Yes, more people perish in car accidents and swimming pools across the United States annually than are the victims of gun homicide.  But fewer crimes are being committed by use of vehicles and swimming pools than are being committed by people who own guns.  And while it is true that the aggregate number of automobile related deaths tops the total number of gun related fatalities annually, it must also be considered that many more Americans own and use a car (88%, according to a Pew Research Center study) than own and use a gun (roughly 30% according to CNN and Gallup poll surveying).  This means that the number of gun related fatalities per gun owner in the United States is vastly greater than the number of automobile related fatalities per car owner.  In short: Guns are statistically far, far deadlier per capita.  And, unlike automobiles, they do not serve a practical purpose outside of harm (warranted or otherwise).
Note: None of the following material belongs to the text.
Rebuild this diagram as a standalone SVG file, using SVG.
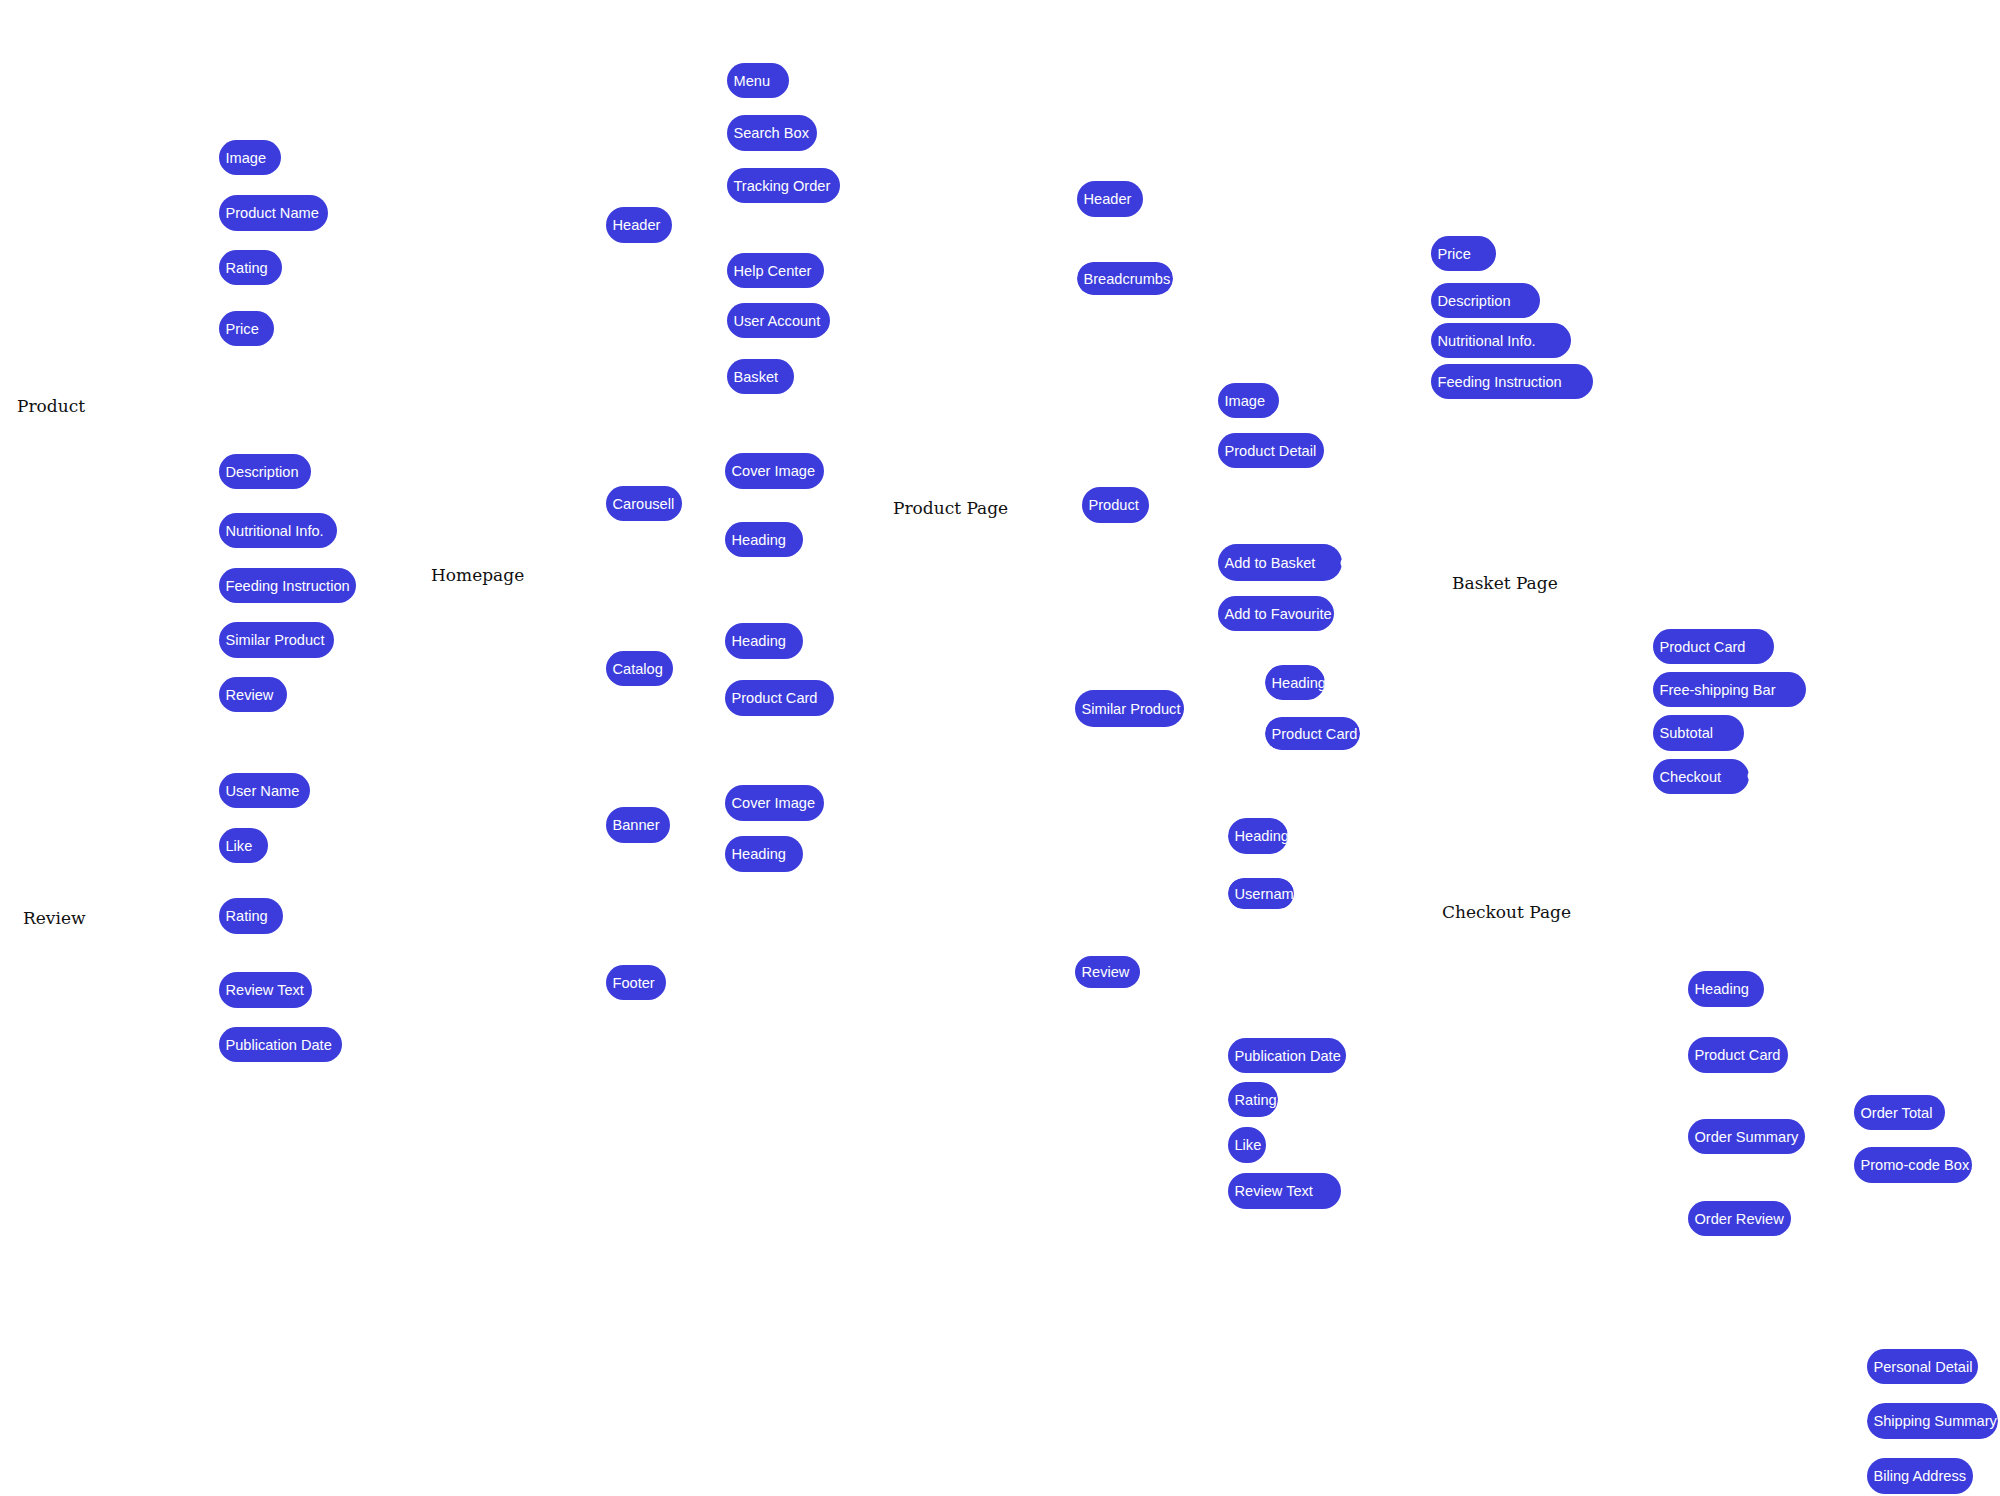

Sure, remove guns (instruments specifically designed for killing) from the equation, and people will discover and create other ways to harm one another.  But cars and pressure cookers are not designed merely for killing, and by the numbers, they are significantly less efficient at it.  The notion that people will go right on killing other people does not prevent us from enforcing protective legal measures against it.



A good argument against gun control presented by the Libertarian Party
All of this is not to say that national gun control would or will succeed and achieve its intended
purpose.  In actuality, true gun control has never been attempted in the United States, and incidents of enforcement outside of the United States have yielded a mixture of success and failure.
And it is worth repeating: This is not to say that there are no good arguments for gun ownership.  There are.

Ultimately, however, the very common arguments listed above are not the good ones.  If gun owners and gun rights activists wish to advance their platform, they should abandon them altogether.